Un caso es el de la financiación de entes (públicos o privados) que sirven, supuestamente, para la promoción de la investigación y la ciencia. Pero estos se reducen a dos tipos de actividades. De un lado, a financiar proyectos de investigación.
En este caso, aunque se preserve la autonomía de los investigadores, la verdad es que ésta está limitada por las prioridades que se imponen y el cumplimiento de requerimientos —principalmente de forma— que llevan a que algunos reciban financiación, mientras que otros no. Pero esto depende de condiciones diferentes a si son proyectos adecuados: es si lo son para los que revisaron el proyecto.
Por otro lado, imponen estándares. Definen cómo evaluar a un investigador y sus resultados.

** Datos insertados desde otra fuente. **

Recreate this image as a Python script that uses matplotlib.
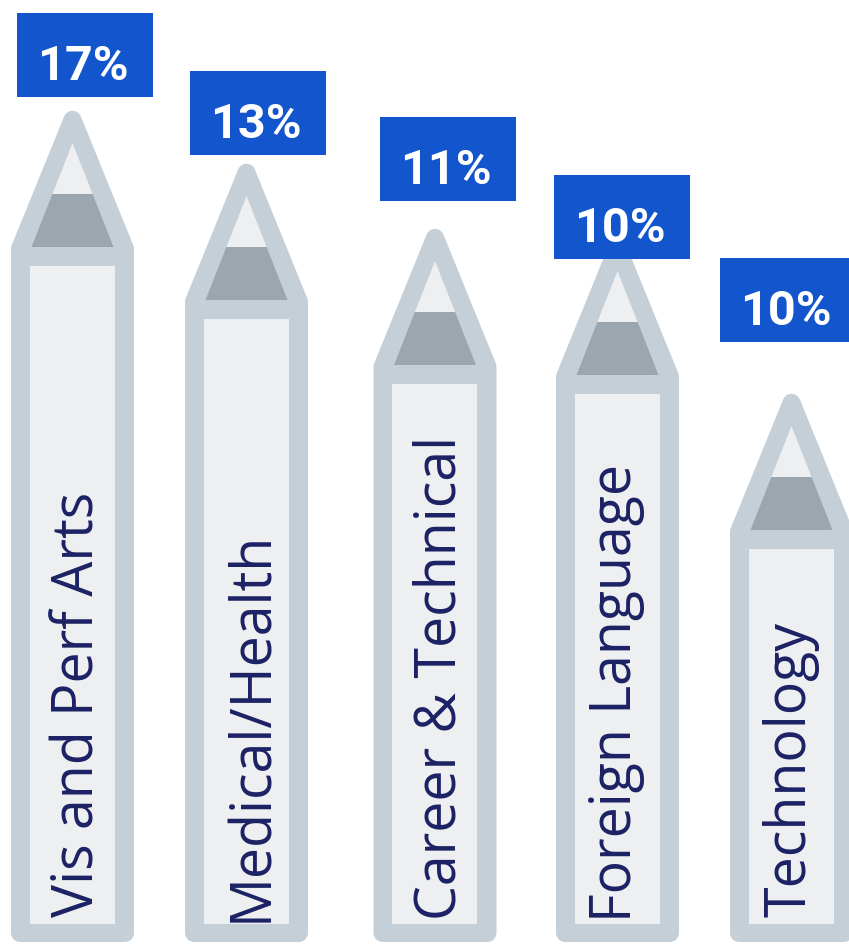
import matplotlib
matplotlib.use("Agg")
import matplotlib.pyplot as plt
from matplotlib.patches import Polygon, Rectangle
from matplotlib.textpath import TextPath
from matplotlib.font_manager import FontProperties
import numpy as np

# ---- data ----
categories = ["Vis and Perf Arts", "Medical/Health", "Career & Technical",
              "Foreign Language", "Technology"]
shares = [17, 13, 11, 10, 10]
share_labels = [f"{v}%" for v in shares]
# pencil length (to the tip), in figure pixel units
pencil_lengths = [833, 780, 715, 705, 550]

# ---- layout ----
W, H, DPI = 849, 945, 100
centers = [72.5, 246.5, 435, 617.5, 791.5]
box_left = [17, 190, 380, 554, 720]
box_bottom = [847, 789, 743, 685, 602]
box_w, box_h = 136, 84
pw = 123          # pencil outer width
border = 19       # outline thickness
tip_h = 138       # outer tip height
base_y = 2        # pencil bottom
corner_r = 9

C_OUT = "#C5CFD7"
C_IN = "#EDEFF1"
C_DARK = "#9BA6AF"
C_BOX = "#1255CC"
C_TXT = "#1B2163"

fig = plt.figure(figsize=(W / DPI, H / DPI), dpi=DPI)
ax = fig.add_axes([0, 0, 1, 1])
ax.set_xlim(0, W)
ax.set_ylim(0, H)
ax.axis("off")

px2pt = 72.0 / DPI


def inset(poly, r):
    """Inset a convex CCW polygon by distance r."""
    poly = np.asarray(poly, float)
    n = len(poly)
    lines = []
    for i in range(n):
        p, q = poly[i], poly[(i + 1) % n]
        d = q - p
        d /= np.linalg.norm(d)
        nrm = np.array([-d[1], d[0]])  # inward normal for CCW
        lines.append((p + nrm * r, d))
    out = []
    for i in range(n):
        p1, d1 = lines[i - 1]
        p2, d2 = lines[i]
        A = np.array([d1, -d2]).T
        t = np.linalg.solve(A, p2 - p1)
        out.append(p1 + d1 * t[0])
    return np.array(out)


CAT_FAMILY = "Open Sans"
cat_pt = 40
cat_fp = FontProperties(family=CAT_FAMILY, size=cat_pt)
cat_px = cat_pt / px2pt
lab_fp = FontProperties(family="Roboto", weight="bold", size=35)

half_angle = np.arctan((pw / 2) / tip_h)
apex_extra = corner_r / np.sin(half_angle) - corner_r

for i, (cat, lab, L) in enumerate(zip(categories, share_labels, pencil_lengths)):
    cx = centers[i]
    x0, x1 = cx - pw / 2, cx + pw / 2
    apex = base_y + L
    yb = apex - tip_h
    outer = [(x0, base_y), (x1, base_y), (x1, yb), (cx, apex + apex_extra), (x0, yb)]
    ins = inset(outer, corner_r)
    ax.add_patch(Polygon(ins, closed=True, facecolor=C_OUT, edgecolor=C_OUT,
                         linewidth=2 * corner_r * px2pt, joinstyle="round", zorder=1))
    # inner body
    ax.add_patch(Rectangle((x0 + border, base_y + border - 1),
                           pw - 2 * border, (yb - border) - (base_y + border - 1),
                           facecolor=C_IN, edgecolor="none", zorder=2))
    # inner tip: dark band + light point
    hw = pw / 2 - border - 1.5
    inner_apex = yb + 104
    band_top = yb + 53
    frac = (inner_apex - band_top) / (inner_apex - yb)
    ax.add_patch(Polygon([(cx - hw, yb), (cx + hw, yb),
                          (cx + hw * frac, band_top), (cx - hw * frac, band_top)],
                         closed=True, facecolor=C_DARK, edgecolor="none", zorder=2))
    ax.add_patch(Polygon([(cx - hw * frac, band_top), (cx + hw * frac, band_top),
                          (cx, inner_apex)],
                         closed=True, facecolor=C_IN, edgecolor="none", zorder=2))

    # category label, rotated, ink centred on the pencil
    tp = TextPath((0, 0), cat, size=cat_px, prop=FontProperties(family=CAT_FAMILY))
    bb = tp.get_extents()
    ink_mid = (bb.y0 + bb.y1) / 2
    ax.text(cx + ink_mid, 28 - bb.x0, cat, rotation=90, rotation_mode="anchor",
            ha="left", va="baseline", fontproperties=cat_fp, color=C_TXT, zorder=3)

    # value box
    ax.add_patch(Rectangle((box_left[i], box_bottom[i]), box_w, box_h,
                           facecolor=C_BOX, edgecolor="none", zorder=4))
    ax.text(box_left[i] + box_w / 2 - 2, box_bottom[i] + 18, lab,
            ha="center", va="baseline", fontproperties=lab_fp, color="white", zorder=5)

fig.savefig("out.png", dpi=DPI)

Pero esto va en contravía de cualquier objetivo científico y de innovación: los resultados de las investigaciones son valorados por el “mercado de ideas” o de investigación y no por unos funcionarios ante unos criterios objetivos, previamente determinados.
De igual manera, esto lleva a que los investigadores se concentren en satisfacer los requerimientos del ente rector y no sus intereses o pasiones. Así, la investigación pierde su sentido y su relación con la innovación. Se promueve lo seguro, lo políticamente viable, lo que todos quieren que se estudie o se diga.
Así, no se promueve la ciencia ni la innovación. Al contrario.
Sin embargo, en todas las campañas, seguramente con asesores que “saben mucho” del tema, siguen prometiendo lo que no van a cumplir.Seguramente invertirán algunos, en caso de ser elegidos, más que otros en C&T y en innovación, pero no por ello el país tendrá mayor desarrollo tecnológico ni será más innovador.